Algo diferente é “The House of Memory”, do quinteto Unknown Shore. João Pedro Viegas e Silvia Corda estão, respectivamente, no clarinete baixo e no piano, juntando-se “Zíngaro”, Espvall e Orru. A principal distinção está no embalo impressionista da música, em contraste com o expressionismo gutural de “Duot with Strings”. Tudo é mais pausado e reflexivo, e o que desde logo se verifica nas improvisações é o legado jazzístico, algo que vem sendo cada vez mais óbvio nesta área da música, fazendo supor, inclusive, um regresso às origens. Nem sempre: a faixa-título destaca as ambiências do impressionismo de Debussy e Ravel, como ainda de neoclássicos como Erik Satie, Paul Hindemith e Francis Poulenc, muito embora essa vertente atravesse as várias abordagens a um jazz sem pautas, num equilíbrio que chega a ter alcance poético. Pelo menos, e como felizmente mais uma vez se confirma, desapareceram da chamada “composição imediata” os complexos organológicos do passado.

“Open in Finder”, de Carlos Bechegas (flauta) com Mitzlaff e Madeira, começa por ser minimalista em termos de componentes, com apontamentos de som que mais adiante se conglomeram, ganhando forma e volume num crescendo interessante de seguir. Podia ser algo do pós-serialismo ou da new complexity, mas domina um pós-jazz feito de pinceladas, blocos sonoros, silêncios, respirações, pequeníssimos pormenores. A música é discursiva e narrativa, como numa banda-sonora para o cinema em que os próprios diálogos das personagens estão incluídos. De certo modo, este disco parece a síntese dos dois anteriores: tem poesia, mas também visceralidade; é a um tempo expressionista e impressionista.
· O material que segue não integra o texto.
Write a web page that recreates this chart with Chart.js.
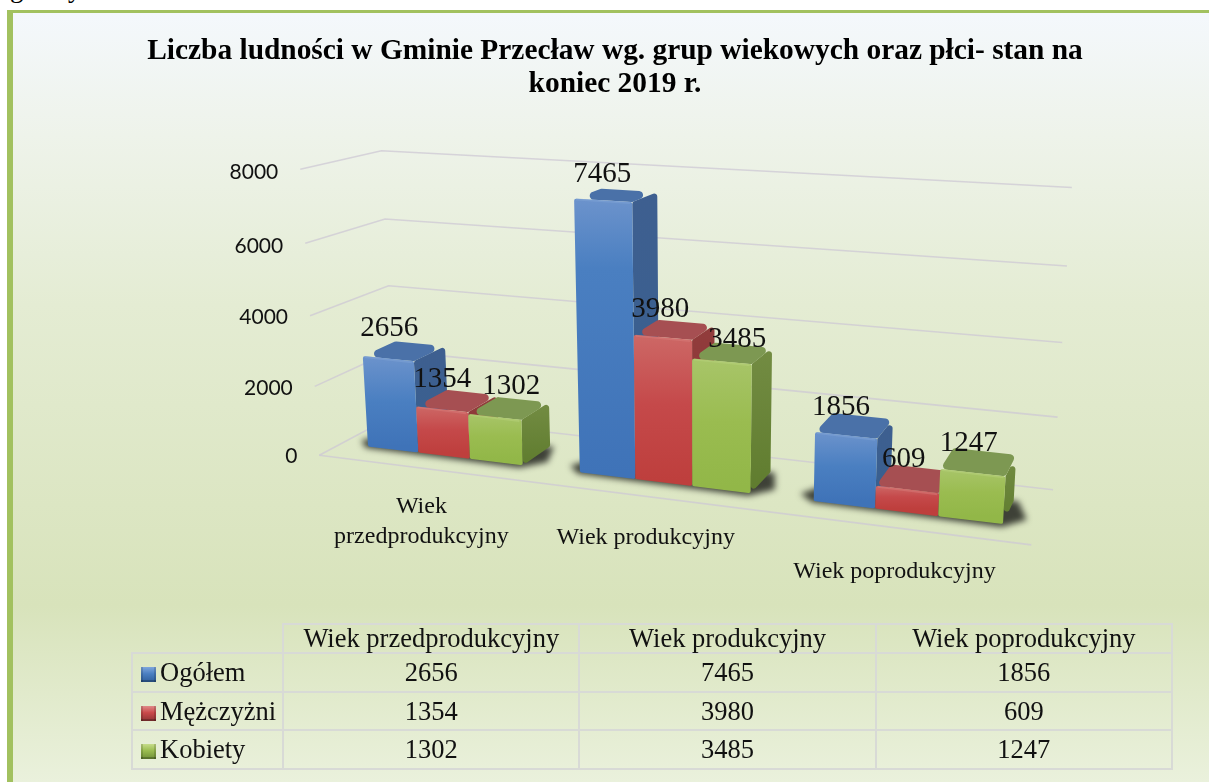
<!DOCTYPE html>
<html lang="pl"><head><meta charset="utf-8">
<script src="https://cdn.jsdelivr.net/npm/chart.js@4"></script>
<style>
html,body{margin:0;padding:0;background:#fff;width:1209px;height:782px;overflow:hidden}
#frag{position:absolute;left:10px;top:-27px;font:27px "Liberation Serif",serif;color:#000;letter-spacing:.6px}
#frame{position:absolute;left:7px;top:10px;width:1202px;height:772px;box-sizing:border-box;border-left:6px solid #a2c15f;border-top:3px solid #a2c15f;
background:linear-gradient(180deg,#f4f8fc 0%,#eef3ea 16%,#e4ecd3 38%,#d8e3bb 77%,#eaf1dc 100%)}
#wrap{position:absolute;left:21px;top:14px;width:1188px;height:768px}
table{position:absolute;left:131px;top:623px;border-collapse:collapse;table-layout:fixed;width:1042px;font:26.5px "Liberation Serif",serif;color:#111}
td,th{border:2px solid #d8dad6;padding:0;text-align:center;font-weight:normal;white-space:nowrap;line-height:1}
th.blank{border:none;border-bottom:2px solid #d8dad6;border-right:2px solid #d8dad6}
td.name{text-align:left;padding-left:8px}
.key{display:inline-block;width:15px;height:15px;margin-right:4px;vertical-align:-1px;box-sizing:border-box;
box-shadow:inset 0 -2px 0 rgba(0,0,0,.22),inset 2px 0 0 rgba(0,0,0,.14),inset -2px 0 0 rgba(0,0,0,.14)}
</style></head><body>
<div id="frag">gminy</div>
<div id="frame"></div>
<div id="wrap"><canvas id="c" width="1188" height="768"></canvas></div>
<table id="tbl"></table>
<script>
const categories = ['Wiek przedprodukcyjny', 'Wiek produkcyjny', 'Wiek poprodukcyjny'];
const axisLabels = [['Wiek', 'przedprodukcyjny'], 'Wiek produkcyjny', 'Wiek poprodukcyjny'];
const ogolem = [2656, 7465, 1856];
const mezczyzni = [1354, 3980, 609];
const kobiety = [1302, 3485, 1247];
const seriesNames = ['Ogółem', 'Mężczyżni', 'Kobiety'];
const yTicks = [0, 2000, 4000, 6000, 8000];
const titleLines = ['Liczba ludności w Gminie Przecław wg. grup wiekowych oraz płci- stan na', 'koniec 2019 r.'];

const skins = [
 {front:['#6c93cc','#4a7fc1','#3f73b8'], side:['#3e5f90','#38608f'], top:'#4a71a8', edge:'#7fa3d6'},
 {front:['#cd6866','#c5494a','#be3f3d'], side:['#923c3c','#853434'], top:'#a64f52', edge:'#d87c7a'},
 {front:['#a8c569','#9abc50','#92b748'], side:['#738c43','#5f7c2e'], top:'#7d9852', edge:'#b8d27c'}
];

// Camera calibration for the 3-D box: (u, w, v) box coordinates -> page pixels
const OX = 21, OY = 14;
const calibration = [
 [0,0,0,319,453],[0,0,.25,315,386],[0,0,.5,310,315],[0,0,.75,305,244],[0,0,1,300,171],
 [0,1,0,396,418],[0,1,.5,388,285],[0,1,.75,385,218],[0,1,1,382,150],
 [1,1,0,1052,489],[1,1,.25,1058,417],[1,1,.5,1062,342],[1,1,.75,1067,266],[1,1,1,1072,188],
 [1,0,0,1032,546]
];
const DEPTH = [0.28, 0.71];
// Hand placement of the value labels relative to the bar tops (dx, dy per category and series)
const labelNudge = [
 [[-20,1],[-19,3],[-1,3]],
 [[-16,0],[-15,3],[5,10]],
 [[-11,7],[-7,7],[-5,8]]
];

function solveCamera(pts){
  const A=[],B=[];
  pts.forEach(([u,w,v,x,y])=>{
    x/=1000;y/=1000;
    A.push([u,w,v,1,0,0,0,0,-x*u,-x*w,-x*v]);B.push(x);
    A.push([0,0,0,0,u,w,v,1,-y*u,-y*w,-y*v]);B.push(y);
  });
  const n=11,M=[];
  for(let i=0;i<n;i++){const r=new Array(n+1).fill(0);
    A.forEach((a,k)=>{for(let j=0;j<n;j++)r[j]+=a[i]*a[j];r[n]+=a[i]*B[k];});
    M.push(r);}
  for(let i=0;i<n;i++){
    let m=i;for(let k=i+1;k<n;k++)if(Math.abs(M[k][i])>Math.abs(M[m][i]))m=k;
    [M[i],M[m]]=[M[m],M[i]];
    for(let k=0;k<n;k++)if(k!==i){const f=M[k][i]/M[i][i];for(let j=i;j<=n;j++)M[k][j]-=f*M[i][j];}
  }
  return M.map((r,i)=>r[n]/r[i]);
}
const cam=solveCamera(calibration);
function project(u,w,v){
  const s=cam[8]*u+cam[9]*w+cam[10]*v+1;
  return [1000*(cam[0]*u+cam[1]*w+cam[2]*v+cam[3])/s-OX,1000*(cam[4]*u+cam[5]*w+cam[6]*v+cam[7])/s-OY];
}
function poly(ctx,pts,r){
  ctx.beginPath();
  const n=pts.length;
  if(!r){pts.forEach((p,i)=>i?ctx.lineTo(p[0],p[1]):ctx.moveTo(p[0],p[1]));ctx.closePath();return;}
  const m=[(pts[n-1][0]+pts[0][0])/2,(pts[n-1][1]+pts[0][1])/2];
  ctx.moveTo(m[0],m[1]);
  for(let i=0;i<n;i++){const a=pts[i],b=pts[(i+1)%n];ctx.arcTo(a[0],a[1],b[0],b[1],r);}
  ctx.closePath();
}
function lerp(a,b,t){return [a[0]+(b[0]-a[0])*t,a[1]+(b[1]-a[1])*t];}

const box3d = {
  id:'box3d',
  afterUpdate(chart){
    const {x:xs,y:ys}=chart.scales, H=ys.bottom-ys.top, W=xs.right-xs.left;
    ys.getLabelItems().forEach((it,i)=>{
      const v=(ys.bottom-ys.getPixelForTick(i))/H, p=project(0,0,v);
      it.options.translation=[p[0]-22,p[1]+1+2*v];
      it.options.textAlign='right'; it.textAlign='right'; it.textBaseline='middle'; it.options.textBaseline='middle';
      it.textOffset=0;
    });
    xs.getLabelItems().forEach((it,i)=>{
      const u=(xs.getPixelForTick(i)-xs.left)/W, p=project(u,0,0);
      it.options.translation=[p[0]-2,p[1]+25+8*u];
      it.options.textAlign='center'; it.textAlign='center';
      it.options.textBaseline='top'; it.textBaseline='top'; it.textOffset=0;
    });
  },
  beforeDatasetsDraw(chart){
    const ctx=chart.ctx,{x:xs,y:ys}=chart.scales,H=ys.bottom-ys.top,W=xs.right-xs.left;
    // gridlines
    ctx.save();ctx.strokeStyle='rgba(205,200,212,.75)';ctx.lineWidth=1.6;
    ys.ticks.forEach(t=>{
      const v=(ys.bottom-ys.getPixelForValue(t.value))/H;
      const a=project(0,0,v),b=project(0,1,v),c=project(1,1,v);
      ctx.beginPath();ctx.moveTo(a[0],a[1]);ctx.lineTo(b[0],b[1]);ctx.lineTo(c[0],c[1]);ctx.stroke();
      if(t.value===0){const d=project(1,0,0);ctx.beginPath();ctx.moveTo(a[0],a[1]);ctx.lineTo(d[0],d[1]);ctx.stroke();}
    });
    ctx.restore();
    const metas=chart.data.datasets.map((_,i)=>chart.getDatasetMeta(i));
    const nCat=chart.data.labels.length, nSer=metas.length, [w0,w1]=DEPTH;
    // floor shadows
    for(let c=0;c<nCat;c++){
      const first=metas[0].data[c], last=metas[nSer-1].data[c];
      const u0=(first.x-first.width/2-xs.left)/W, u1=(last.x+last.width/2-xs.left)/W;
      ctx.save();ctx.filter='blur(3px)';ctx.fillStyle='rgba(40,42,35,.88)';
      poly(ctx,[project(u0-.024,w0+.1,0),project(u0,w0-.03,0),project(u1,w0-.05,0),project(u1+.026,w0+.12,0),project(u1+.006,w1,0),project(u0,w1-.1,0)]);
      ctx.fill();ctx.restore();
    }
    // bars, left to right
    const labels=[];
    for(let c=0;c<nCat;c++)for(let s=0;s<nSer;s++){
      const bar=metas[s].data[c], sk=skins[s];
      const u0=(bar.x-bar.width/2-xs.left)/W, u1=(bar.x+bar.width/2-xs.left)/W;
      const v=(ys.getPixelForValue(0)-bar.y)/H;
      const fbl=project(u0,w0,0),fbr=project(u1,w0,0),ftl=project(u0,w0,v),ftr=project(u1,w0,v);
      const bbr=project(u1,w1,0),btr=project(u1,w1,v),btl=project(u0,w1,v);
      // side
      let g=ctx.createLinearGradient(0,btr[1],0,fbr[1]);g.addColorStop(0,sk.side[0]);g.addColorStop(1,sk.side[1]);
      ctx.fillStyle=g;poly(ctx,[ftr,btr,bbr,fbr],3);ctx.fill();
      // top
      ctx.fillStyle=sk.top;poly(ctx,[ftl,btl,btr,ftr],4);ctx.fill();
      // front
      g=ctx.createLinearGradient(0,ftl[1],0,fbl[1]);
      g.addColorStop(0,sk.front[0]);g.addColorStop(Math.min(.5,70/Math.max(fbl[1]-ftl[1],1)),sk.front[1]);g.addColorStop(1,sk.front[2]);
      ctx.fillStyle=g;poly(ctx,[ftl,ftr,fbr,fbl],2);ctx.fill();
      // bevel highlight along the upper front edge
      ctx.save();ctx.strokeStyle=sk.edge;ctx.globalAlpha=.5;ctx.lineWidth=2;
      ctx.beginPath();ctx.moveTo(ftl[0]+2,ftl[1]+1);ctx.lineTo(ftr[0]-2,ftr[1]+1);ctx.stroke();ctx.restore();
      const back=lerp(btl,btr,.5), nudge=labelNudge[c][s];
      labels.push([chart.data.datasets[s].data[c],back[0]-11+nudge[0],back[1]-16+nudge[1]]);
    }
    ctx.save();
    ctx.font='29px "Liberation Serif", serif';ctx.fillStyle='#111';ctx.textAlign='center';ctx.textBaseline='middle';
    labels.forEach(l=>ctx.fillText(String(l[0]),l[1],l[2]));
    ctx.restore();
    return false;
  }
};

new Chart(document.getElementById('c'),{
  type:'bar',
  data:{labels:axisLabels,datasets:[
    {label:seriesNames[0],data:ogolem,backgroundColor:skins[0].front[1]},
    {label:seriesNames[1],data:mezczyzni,backgroundColor:skins[1].front[1]},
    {label:seriesNames[2],data:kobiety,backgroundColor:skins[2].front[1]}
  ]},
  options:{
    responsive:false,animation:false,
    layout:{padding:{bottom:220}},
    datasets:{bar:{barPercentage:1,categoryPercentage:.74}},
    plugins:{
      legend:{display:false},tooltip:{enabled:false},
      title:{display:true,text:titleLines,color:'#000',padding:{top:21,bottom:30},
        font:{family:'"Liberation Serif", serif',size:29.4,weight:'bold',lineHeight:1.12}}
    },
    scales:{
      x:{grid:{display:false},border:{display:false},
         ticks:{mirror:true,color:'#111',maxRotation:0,autoSkip:false,font:{family:'"Liberation Serif", serif',size:24,lineHeight:1.25}}},
      y:{min:0,max:8000,grid:{display:false},border:{display:false},
         afterBuildTicks(a){a.ticks=yTicks.map(value=>({value}));},
         ticks:{mirror:true,color:'#111',font:{family:'Lato, sans-serif',size:21},callback:v=>String(v)}}
    }
  },
  plugins:[box3d]
});

// data table under the plot
const tbl=document.getElementById('tbl');
const colW=[151,296,296,296], rowH=[29,39,38,39];
const keyCols=[['#4a7fc1','#2f5f9c','#7fa6dc'],['#c9494a','#8f3535','#e08a88'],['#9abc50','#6f8f37','#c6dc8a']];
let html='<colgroup>'+colW.map(w=>`<col style="width:${w}px">`).join('')+'</colgroup>';
html+=`<tr style="height:${rowH[0]}px"><th class="blank"></th>`+categories.map(c=>`<th>${c}</th>`).join('')+'</tr>';
[ogolem,mezczyzni,kobiety].forEach((vals,i)=>{
  const k=keyCols[i];
  html+=`<tr style="height:${rowH[i+1]}px"><td class="name"><span class="key" style="background:linear-gradient(180deg,${k[2]},${k[0]} 45%,${k[1]})"></span>${seriesNames[i]}</td>`+vals.map(v=>`<td>${v}</td>`).join('')+'</tr>';
});
tbl.innerHTML=html;
</script>
</body></html>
Mitzlaff e Madeira não se limitam a acompanhar o flautista ou a saírem individualmente para a frente: funcionam também semioticamente, como se cada instrumento fosse o gémeo-diferente ou o prolongamento do outro nas junções de escalas, contrapondo-se em conjunto ao flautista.

Afirmou o falecido Leroy Jenkins em entrevista, há uma trintena de anos: «As pessoas da clássica dizem que não sou clássico e as do jazz que não toco jazz. O que hei-de fazer eu?». Estes novos lançamentos debatem-se ainda com estas questões, mas vão um pouco mais além na sua resolução.